◆ **EXERCISE GOAL**
Leave out the pictures, then reproduce the rest of the material exactly.

◆ **STORED DATA**

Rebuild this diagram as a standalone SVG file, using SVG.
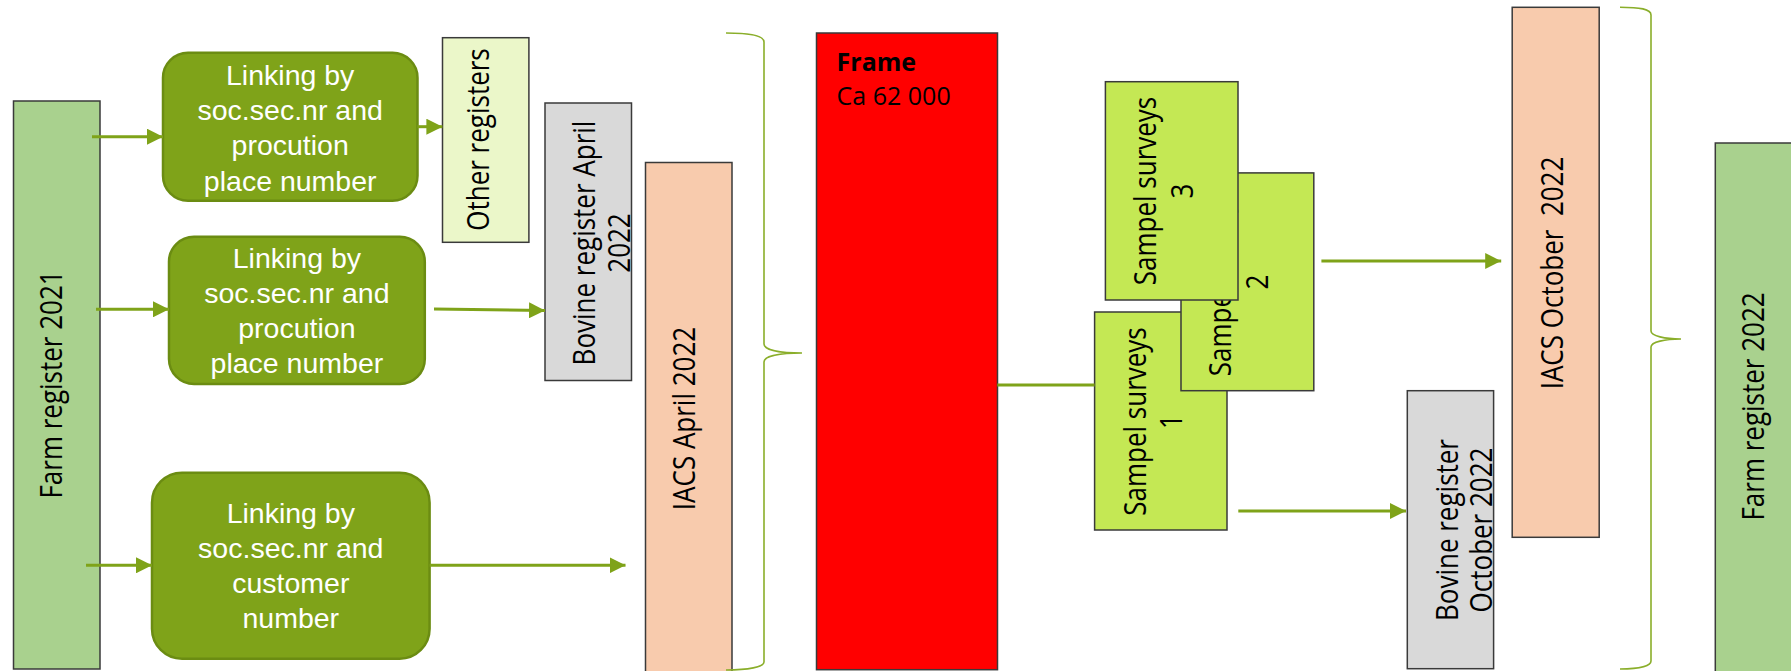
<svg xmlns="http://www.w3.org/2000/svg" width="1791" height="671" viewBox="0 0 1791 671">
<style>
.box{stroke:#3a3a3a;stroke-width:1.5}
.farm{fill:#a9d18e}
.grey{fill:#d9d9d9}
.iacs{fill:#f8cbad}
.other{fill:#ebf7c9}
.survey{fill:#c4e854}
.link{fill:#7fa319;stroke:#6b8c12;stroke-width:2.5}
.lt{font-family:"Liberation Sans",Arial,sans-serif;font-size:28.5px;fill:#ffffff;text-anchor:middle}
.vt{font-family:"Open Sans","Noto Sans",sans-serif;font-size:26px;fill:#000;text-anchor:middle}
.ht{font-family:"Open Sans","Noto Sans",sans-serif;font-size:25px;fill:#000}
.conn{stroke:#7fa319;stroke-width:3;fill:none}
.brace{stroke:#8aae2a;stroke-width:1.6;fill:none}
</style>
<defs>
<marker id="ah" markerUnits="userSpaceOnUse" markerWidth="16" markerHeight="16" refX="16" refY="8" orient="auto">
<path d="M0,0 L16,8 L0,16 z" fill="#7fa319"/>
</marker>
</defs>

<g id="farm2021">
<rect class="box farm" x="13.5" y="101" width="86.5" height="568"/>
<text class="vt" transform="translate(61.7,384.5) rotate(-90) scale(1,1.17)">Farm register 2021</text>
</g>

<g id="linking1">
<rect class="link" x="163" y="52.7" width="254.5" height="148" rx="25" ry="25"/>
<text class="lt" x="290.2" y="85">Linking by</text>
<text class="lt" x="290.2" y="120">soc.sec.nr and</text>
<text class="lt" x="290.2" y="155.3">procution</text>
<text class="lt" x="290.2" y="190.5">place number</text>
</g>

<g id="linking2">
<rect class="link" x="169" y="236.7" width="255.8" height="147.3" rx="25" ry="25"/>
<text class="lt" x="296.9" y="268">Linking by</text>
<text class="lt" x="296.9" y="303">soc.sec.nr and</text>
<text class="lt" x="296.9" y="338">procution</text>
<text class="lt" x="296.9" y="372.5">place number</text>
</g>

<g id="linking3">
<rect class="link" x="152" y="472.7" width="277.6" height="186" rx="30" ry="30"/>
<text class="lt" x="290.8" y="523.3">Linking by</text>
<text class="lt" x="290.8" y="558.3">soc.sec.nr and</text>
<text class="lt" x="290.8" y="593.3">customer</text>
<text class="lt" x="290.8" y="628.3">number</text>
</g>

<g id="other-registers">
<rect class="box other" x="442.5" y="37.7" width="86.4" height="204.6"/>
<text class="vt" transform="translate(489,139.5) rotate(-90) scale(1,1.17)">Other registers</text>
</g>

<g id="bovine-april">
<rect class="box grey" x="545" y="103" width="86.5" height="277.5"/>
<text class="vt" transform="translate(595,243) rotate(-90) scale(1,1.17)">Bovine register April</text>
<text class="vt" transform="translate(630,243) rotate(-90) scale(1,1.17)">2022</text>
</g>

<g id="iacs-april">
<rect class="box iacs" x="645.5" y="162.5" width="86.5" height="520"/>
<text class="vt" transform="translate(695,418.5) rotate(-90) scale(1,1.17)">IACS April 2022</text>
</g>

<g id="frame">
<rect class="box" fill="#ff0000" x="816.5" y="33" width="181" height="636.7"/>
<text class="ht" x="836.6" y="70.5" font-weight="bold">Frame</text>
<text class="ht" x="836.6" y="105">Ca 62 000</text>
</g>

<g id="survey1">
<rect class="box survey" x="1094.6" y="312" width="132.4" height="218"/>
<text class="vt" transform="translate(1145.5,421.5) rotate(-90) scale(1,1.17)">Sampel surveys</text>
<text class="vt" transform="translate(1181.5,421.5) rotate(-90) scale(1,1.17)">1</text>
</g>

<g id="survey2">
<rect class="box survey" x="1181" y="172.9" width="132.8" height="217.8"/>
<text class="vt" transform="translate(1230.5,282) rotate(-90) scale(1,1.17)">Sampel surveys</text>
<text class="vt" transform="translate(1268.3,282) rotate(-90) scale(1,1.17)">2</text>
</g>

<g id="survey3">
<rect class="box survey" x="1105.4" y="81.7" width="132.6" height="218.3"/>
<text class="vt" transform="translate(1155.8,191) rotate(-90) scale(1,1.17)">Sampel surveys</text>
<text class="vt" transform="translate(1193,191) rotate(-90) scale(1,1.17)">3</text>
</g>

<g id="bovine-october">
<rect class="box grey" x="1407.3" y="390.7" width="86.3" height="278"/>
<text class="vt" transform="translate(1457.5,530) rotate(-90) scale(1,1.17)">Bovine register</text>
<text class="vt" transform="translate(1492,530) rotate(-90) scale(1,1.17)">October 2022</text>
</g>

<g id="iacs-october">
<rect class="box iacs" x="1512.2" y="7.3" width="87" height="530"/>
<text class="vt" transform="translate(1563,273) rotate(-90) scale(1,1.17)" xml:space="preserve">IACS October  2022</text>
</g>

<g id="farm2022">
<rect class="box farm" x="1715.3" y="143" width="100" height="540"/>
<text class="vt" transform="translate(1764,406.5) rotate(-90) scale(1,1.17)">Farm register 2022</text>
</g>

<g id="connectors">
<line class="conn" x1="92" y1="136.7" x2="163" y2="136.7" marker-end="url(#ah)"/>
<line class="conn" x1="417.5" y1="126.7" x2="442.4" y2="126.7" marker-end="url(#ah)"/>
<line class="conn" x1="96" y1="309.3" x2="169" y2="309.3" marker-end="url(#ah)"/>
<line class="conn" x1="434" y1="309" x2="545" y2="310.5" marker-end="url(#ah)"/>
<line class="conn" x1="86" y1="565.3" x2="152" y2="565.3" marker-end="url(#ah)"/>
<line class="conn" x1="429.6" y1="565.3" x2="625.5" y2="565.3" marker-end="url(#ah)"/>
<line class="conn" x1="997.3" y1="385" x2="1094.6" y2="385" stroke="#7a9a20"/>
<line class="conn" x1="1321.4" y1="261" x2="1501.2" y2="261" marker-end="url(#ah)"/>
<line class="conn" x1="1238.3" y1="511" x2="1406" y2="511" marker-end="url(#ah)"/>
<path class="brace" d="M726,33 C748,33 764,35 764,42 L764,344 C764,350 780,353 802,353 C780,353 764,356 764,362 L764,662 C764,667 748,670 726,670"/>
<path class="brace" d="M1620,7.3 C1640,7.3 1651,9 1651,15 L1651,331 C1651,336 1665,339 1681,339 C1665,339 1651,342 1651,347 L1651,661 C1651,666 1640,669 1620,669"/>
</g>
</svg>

◆ **EXERCISE RESPONSE**
Rebuild this diagram as a standalone SVG file, using SVG.
<svg xmlns="http://www.w3.org/2000/svg" width="1791" height="671" viewBox="0 0 1791 671">
<style>
.box{stroke:#3a3a3a;stroke-width:1.5}
.farm{fill:#a9d18e}
.grey{fill:#d9d9d9}
.iacs{fill:#f8cbad}
.other{fill:#ebf7c9}
.survey{fill:#c4e854}
.link{fill:#7fa319;stroke:#6b8c12;stroke-width:2.5}
.lt{font-family:"Liberation Sans",Arial,sans-serif;font-size:28.5px;fill:#ffffff;text-anchor:middle}
.vt{font-family:"Open Sans","Noto Sans",sans-serif;font-size:26px;fill:#000;text-anchor:middle}
.ht{font-family:"Open Sans","Noto Sans",sans-serif;font-size:25px;fill:#000}
.conn{stroke:#7fa319;stroke-width:3;fill:none}
.brace{stroke:#8aae2a;stroke-width:1.6;fill:none}
</style>
<defs>
<marker id="ah" markerUnits="userSpaceOnUse" markerWidth="16" markerHeight="16" refX="16" refY="8" orient="auto">
<path d="M0,0 L16,8 L0,16 z" fill="#7fa319"/>
</marker>
</defs>

<g id="farm2021">
<rect class="box farm" x="13.5" y="101" width="86.5" height="568"/>
<text class="vt" transform="translate(61.7,384.5) rotate(-90) scale(1,1.17)">Farm register 2021</text>
</g>

<g id="linking1">
<rect class="link" x="163" y="52.7" width="254.5" height="148" rx="25" ry="25"/>
<text class="lt" x="290.2" y="85">Linking by</text>
<text class="lt" x="290.2" y="120">soc.sec.nr and</text>
<text class="lt" x="290.2" y="155.3">procution</text>
<text class="lt" x="290.2" y="190.5">place number</text>
</g>

<g id="linking2">
<rect class="link" x="169" y="236.7" width="255.8" height="147.3" rx="25" ry="25"/>
<text class="lt" x="296.9" y="268">Linking by</text>
<text class="lt" x="296.9" y="303">soc.sec.nr and</text>
<text class="lt" x="296.9" y="338">procution</text>
<text class="lt" x="296.9" y="372.5">place number</text>
</g>

<g id="linking3">
<rect class="link" x="152" y="472.7" width="277.6" height="186" rx="30" ry="30"/>
<text class="lt" x="290.8" y="523.3">Linking by</text>
<text class="lt" x="290.8" y="558.3">soc.sec.nr and</text>
<text class="lt" x="290.8" y="593.3">customer</text>
<text class="lt" x="290.8" y="628.3">number</text>
</g>

<g id="other-registers">
<rect class="box other" x="442.5" y="37.7" width="86.4" height="204.6"/>
<text class="vt" transform="translate(489,139.5) rotate(-90) scale(1,1.17)">Other registers</text>
</g>

<g id="bovine-april">
<rect class="box grey" x="545" y="103" width="86.5" height="277.5"/>
<text class="vt" transform="translate(595,243) rotate(-90) scale(1,1.17)">Bovine register April</text>
<text class="vt" transform="translate(630,243) rotate(-90) scale(1,1.17)">2022</text>
</g>

<g id="iacs-april">
<rect class="box iacs" x="645.5" y="162.5" width="86.5" height="520"/>
<text class="vt" transform="translate(695,418.5) rotate(-90) scale(1,1.17)">IACS April 2022</text>
</g>

<g id="frame">
<rect class="box" fill="#ff0000" x="816.5" y="33" width="181" height="636.7"/>
<text class="ht" x="836.6" y="70.5" font-weight="bold">Frame</text>
<text class="ht" x="836.6" y="105">Ca 62 000</text>
</g>

<g id="survey1">
<rect class="box survey" x="1094.6" y="312" width="132.4" height="218"/>
<text class="vt" transform="translate(1145.5,421.5) rotate(-90) scale(1,1.17)">Sampel surveys</text>
<text class="vt" transform="translate(1181.5,421.5) rotate(-90) scale(1,1.17)">1</text>
</g>

<g id="survey2">
<rect class="box survey" x="1181" y="172.9" width="132.8" height="217.8"/>
<text class="vt" transform="translate(1230.5,282) rotate(-90) scale(1,1.17)">Sampel surveys</text>
<text class="vt" transform="translate(1268.3,282) rotate(-90) scale(1,1.17)">2</text>
</g>

<g id="survey3">
<rect class="box survey" x="1105.4" y="81.7" width="132.6" height="218.3"/>
<text class="vt" transform="translate(1155.8,191) rotate(-90) scale(1,1.17)">Sampel surveys</text>
<text class="vt" transform="translate(1193,191) rotate(-90) scale(1,1.17)">3</text>
</g>

<g id="bovine-october">
<rect class="box grey" x="1407.3" y="390.7" width="86.3" height="278"/>
<text class="vt" transform="translate(1457.5,530) rotate(-90) scale(1,1.17)">Bovine register</text>
<text class="vt" transform="translate(1492,530) rotate(-90) scale(1,1.17)">October 2022</text>
</g>

<g id="iacs-october">
<rect class="box iacs" x="1512.2" y="7.3" width="87" height="530"/>
<text class="vt" transform="translate(1563,273) rotate(-90) scale(1,1.17)" xml:space="preserve">IACS October  2022</text>
</g>

<g id="farm2022">
<rect class="box farm" x="1715.3" y="143" width="100" height="540"/>
<text class="vt" transform="translate(1764,406.5) rotate(-90) scale(1,1.17)">Farm register 2022</text>
</g>

<g id="connectors">
<line class="conn" x1="92" y1="136.7" x2="163" y2="136.7" marker-end="url(#ah)"/>
<line class="conn" x1="417.5" y1="126.7" x2="442.4" y2="126.7" marker-end="url(#ah)"/>
<line class="conn" x1="96" y1="309.3" x2="169" y2="309.3" marker-end="url(#ah)"/>
<line class="conn" x1="434" y1="309" x2="545" y2="310.5" marker-end="url(#ah)"/>
<line class="conn" x1="86" y1="565.3" x2="152" y2="565.3" marker-end="url(#ah)"/>
<line class="conn" x1="429.6" y1="565.3" x2="625.5" y2="565.3" marker-end="url(#ah)"/>
<line class="conn" x1="997.3" y1="385" x2="1094.6" y2="385" stroke="#7a9a20"/>
<line class="conn" x1="1321.4" y1="261" x2="1501.2" y2="261" marker-end="url(#ah)"/>
<line class="conn" x1="1238.3" y1="511" x2="1406" y2="511" marker-end="url(#ah)"/>
<path class="brace" d="M726,33 C748,33 764,35 764,42 L764,344 C764,350 780,353 802,353 C780,353 764,356 764,362 L764,662 C764,667 748,670 726,670"/>
<path class="brace" d="M1620,7.3 C1640,7.3 1651,9 1651,15 L1651,331 C1651,336 1665,339 1681,339 C1665,339 1651,342 1651,347 L1651,661 C1651,666 1640,669 1620,669"/>
</g>
</svg>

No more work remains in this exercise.